- **Exercise goal**: Starting with the first line below, extract each line through the one that contains "Chart.register(...registerables);", inclusive, excluding pictures.
** Begin Given entries **
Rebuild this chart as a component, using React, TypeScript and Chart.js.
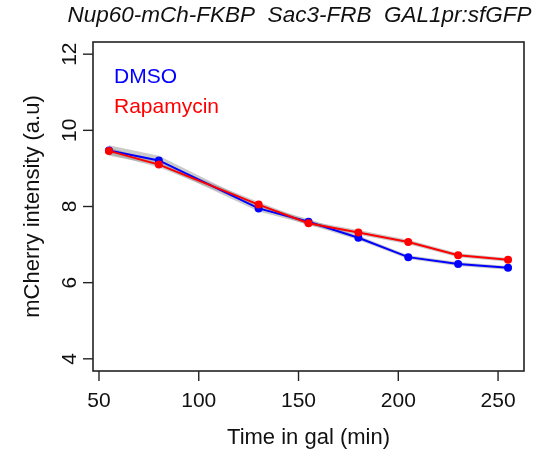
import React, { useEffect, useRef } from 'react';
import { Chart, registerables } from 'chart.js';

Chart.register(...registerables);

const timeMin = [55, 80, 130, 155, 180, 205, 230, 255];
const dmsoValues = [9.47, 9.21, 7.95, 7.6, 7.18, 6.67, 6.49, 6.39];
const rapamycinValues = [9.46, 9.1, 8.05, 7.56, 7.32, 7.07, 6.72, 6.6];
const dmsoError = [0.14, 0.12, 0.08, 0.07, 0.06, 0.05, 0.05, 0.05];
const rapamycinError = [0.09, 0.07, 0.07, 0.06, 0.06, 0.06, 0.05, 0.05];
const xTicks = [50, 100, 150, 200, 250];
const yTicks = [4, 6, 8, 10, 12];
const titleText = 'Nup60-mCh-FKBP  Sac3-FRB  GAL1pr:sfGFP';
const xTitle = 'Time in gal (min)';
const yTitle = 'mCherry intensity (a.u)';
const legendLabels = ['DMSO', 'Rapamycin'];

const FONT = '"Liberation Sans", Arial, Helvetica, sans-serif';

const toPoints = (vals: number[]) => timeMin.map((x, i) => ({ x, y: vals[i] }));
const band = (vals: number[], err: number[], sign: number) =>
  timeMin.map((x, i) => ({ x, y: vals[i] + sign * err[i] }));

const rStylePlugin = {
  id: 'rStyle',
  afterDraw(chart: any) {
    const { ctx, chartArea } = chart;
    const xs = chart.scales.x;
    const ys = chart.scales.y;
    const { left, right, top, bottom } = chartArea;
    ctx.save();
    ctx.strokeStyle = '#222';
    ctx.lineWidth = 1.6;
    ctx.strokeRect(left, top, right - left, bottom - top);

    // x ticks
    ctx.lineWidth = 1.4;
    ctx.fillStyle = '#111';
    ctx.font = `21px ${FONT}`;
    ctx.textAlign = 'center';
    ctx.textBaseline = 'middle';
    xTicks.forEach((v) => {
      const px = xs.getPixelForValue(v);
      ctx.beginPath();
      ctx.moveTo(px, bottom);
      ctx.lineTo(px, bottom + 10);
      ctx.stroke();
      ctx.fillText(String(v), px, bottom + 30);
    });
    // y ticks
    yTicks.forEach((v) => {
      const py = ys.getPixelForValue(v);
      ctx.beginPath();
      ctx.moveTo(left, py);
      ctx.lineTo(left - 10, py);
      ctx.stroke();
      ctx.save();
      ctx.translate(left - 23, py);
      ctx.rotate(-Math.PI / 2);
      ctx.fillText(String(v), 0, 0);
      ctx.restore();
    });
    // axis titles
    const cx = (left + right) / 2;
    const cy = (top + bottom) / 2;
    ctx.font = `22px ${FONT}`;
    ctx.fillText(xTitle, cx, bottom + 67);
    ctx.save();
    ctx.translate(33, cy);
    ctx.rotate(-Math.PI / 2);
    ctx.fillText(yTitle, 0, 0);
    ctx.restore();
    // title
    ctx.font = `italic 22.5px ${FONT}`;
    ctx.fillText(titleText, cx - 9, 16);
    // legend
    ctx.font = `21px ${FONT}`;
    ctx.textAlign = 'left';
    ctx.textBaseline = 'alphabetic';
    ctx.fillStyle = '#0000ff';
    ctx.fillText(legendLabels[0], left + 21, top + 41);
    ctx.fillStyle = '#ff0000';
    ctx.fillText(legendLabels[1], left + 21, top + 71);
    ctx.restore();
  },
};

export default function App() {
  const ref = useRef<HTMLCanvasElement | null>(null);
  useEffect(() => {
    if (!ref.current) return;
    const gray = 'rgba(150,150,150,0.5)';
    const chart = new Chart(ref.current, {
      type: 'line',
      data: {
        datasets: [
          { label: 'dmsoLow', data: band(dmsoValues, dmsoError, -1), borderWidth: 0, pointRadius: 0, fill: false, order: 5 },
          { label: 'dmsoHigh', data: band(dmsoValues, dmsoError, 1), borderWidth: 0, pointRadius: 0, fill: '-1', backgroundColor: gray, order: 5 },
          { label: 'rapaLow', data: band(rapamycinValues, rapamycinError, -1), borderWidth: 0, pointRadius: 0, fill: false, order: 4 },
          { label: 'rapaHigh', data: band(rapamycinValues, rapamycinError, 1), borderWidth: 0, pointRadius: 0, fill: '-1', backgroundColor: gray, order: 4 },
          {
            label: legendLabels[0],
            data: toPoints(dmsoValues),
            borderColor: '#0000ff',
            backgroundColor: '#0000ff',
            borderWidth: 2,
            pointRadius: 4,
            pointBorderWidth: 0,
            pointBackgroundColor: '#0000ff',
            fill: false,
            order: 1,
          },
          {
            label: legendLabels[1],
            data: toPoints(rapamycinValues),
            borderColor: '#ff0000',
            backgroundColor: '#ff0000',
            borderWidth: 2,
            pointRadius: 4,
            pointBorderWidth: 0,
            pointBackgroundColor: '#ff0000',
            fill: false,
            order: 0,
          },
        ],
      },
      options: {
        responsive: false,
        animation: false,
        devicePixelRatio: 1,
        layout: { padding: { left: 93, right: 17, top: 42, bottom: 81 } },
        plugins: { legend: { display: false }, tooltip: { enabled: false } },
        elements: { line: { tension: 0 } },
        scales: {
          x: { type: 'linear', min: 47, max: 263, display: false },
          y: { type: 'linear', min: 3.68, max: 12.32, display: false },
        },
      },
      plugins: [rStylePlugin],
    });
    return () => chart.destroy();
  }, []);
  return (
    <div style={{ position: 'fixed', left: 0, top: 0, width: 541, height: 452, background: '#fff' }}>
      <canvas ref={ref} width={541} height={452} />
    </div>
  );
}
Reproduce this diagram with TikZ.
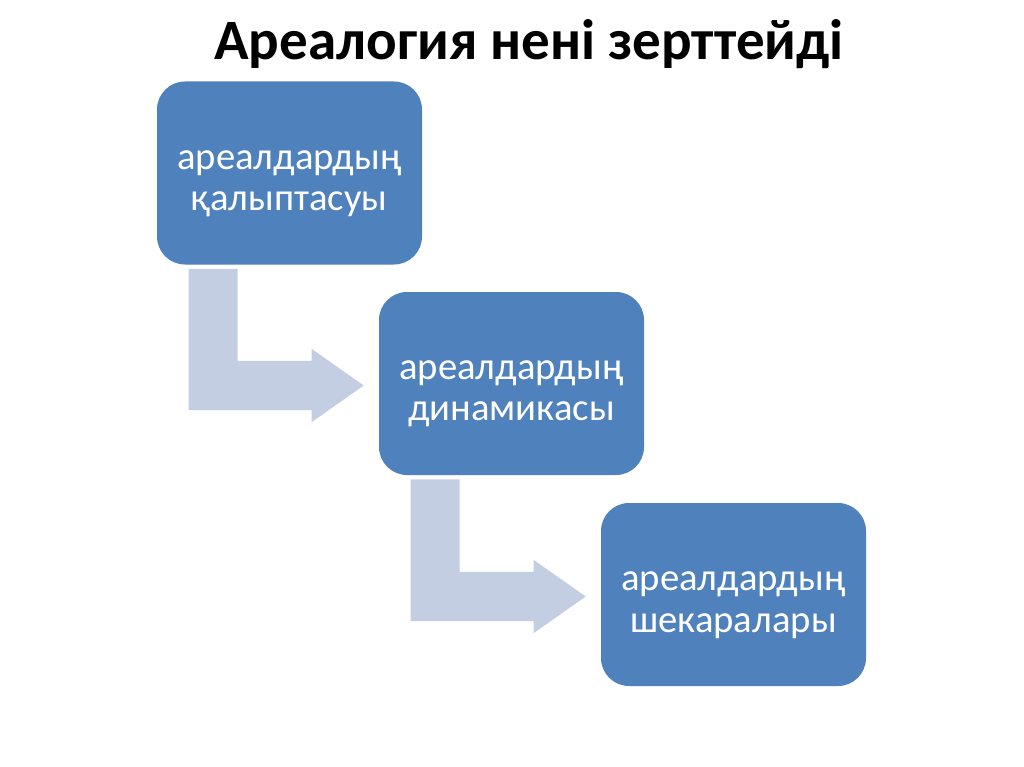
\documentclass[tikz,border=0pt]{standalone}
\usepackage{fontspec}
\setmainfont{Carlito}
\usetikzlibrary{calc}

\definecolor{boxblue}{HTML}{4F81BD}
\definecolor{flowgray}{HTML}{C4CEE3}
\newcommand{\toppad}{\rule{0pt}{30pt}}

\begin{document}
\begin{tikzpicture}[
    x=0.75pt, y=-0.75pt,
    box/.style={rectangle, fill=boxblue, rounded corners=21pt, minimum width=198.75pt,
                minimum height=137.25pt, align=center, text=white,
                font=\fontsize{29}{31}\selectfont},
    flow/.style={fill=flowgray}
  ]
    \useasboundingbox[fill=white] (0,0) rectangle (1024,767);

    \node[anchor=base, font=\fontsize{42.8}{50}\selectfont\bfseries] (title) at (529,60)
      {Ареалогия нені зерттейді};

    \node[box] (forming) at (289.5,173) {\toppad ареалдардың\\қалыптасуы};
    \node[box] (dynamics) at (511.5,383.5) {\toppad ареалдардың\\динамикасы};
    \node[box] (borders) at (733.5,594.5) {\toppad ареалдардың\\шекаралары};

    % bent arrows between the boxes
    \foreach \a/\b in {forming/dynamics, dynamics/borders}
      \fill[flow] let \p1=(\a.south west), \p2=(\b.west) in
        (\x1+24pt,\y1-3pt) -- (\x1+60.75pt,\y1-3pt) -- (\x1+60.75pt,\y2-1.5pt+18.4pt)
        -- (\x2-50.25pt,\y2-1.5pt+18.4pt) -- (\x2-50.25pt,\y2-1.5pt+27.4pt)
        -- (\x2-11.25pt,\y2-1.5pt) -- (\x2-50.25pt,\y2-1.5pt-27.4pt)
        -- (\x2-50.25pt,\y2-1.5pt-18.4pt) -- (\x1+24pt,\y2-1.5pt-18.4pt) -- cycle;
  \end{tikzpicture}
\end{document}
** End Given entries **
- **Solution to this task**:
Rebuild this chart as a component, using React, TypeScript and Chart.js.
import React, { useEffect, useRef } from 'react';
import { Chart, registerables } from 'chart.js';

Chart.register(...registerables);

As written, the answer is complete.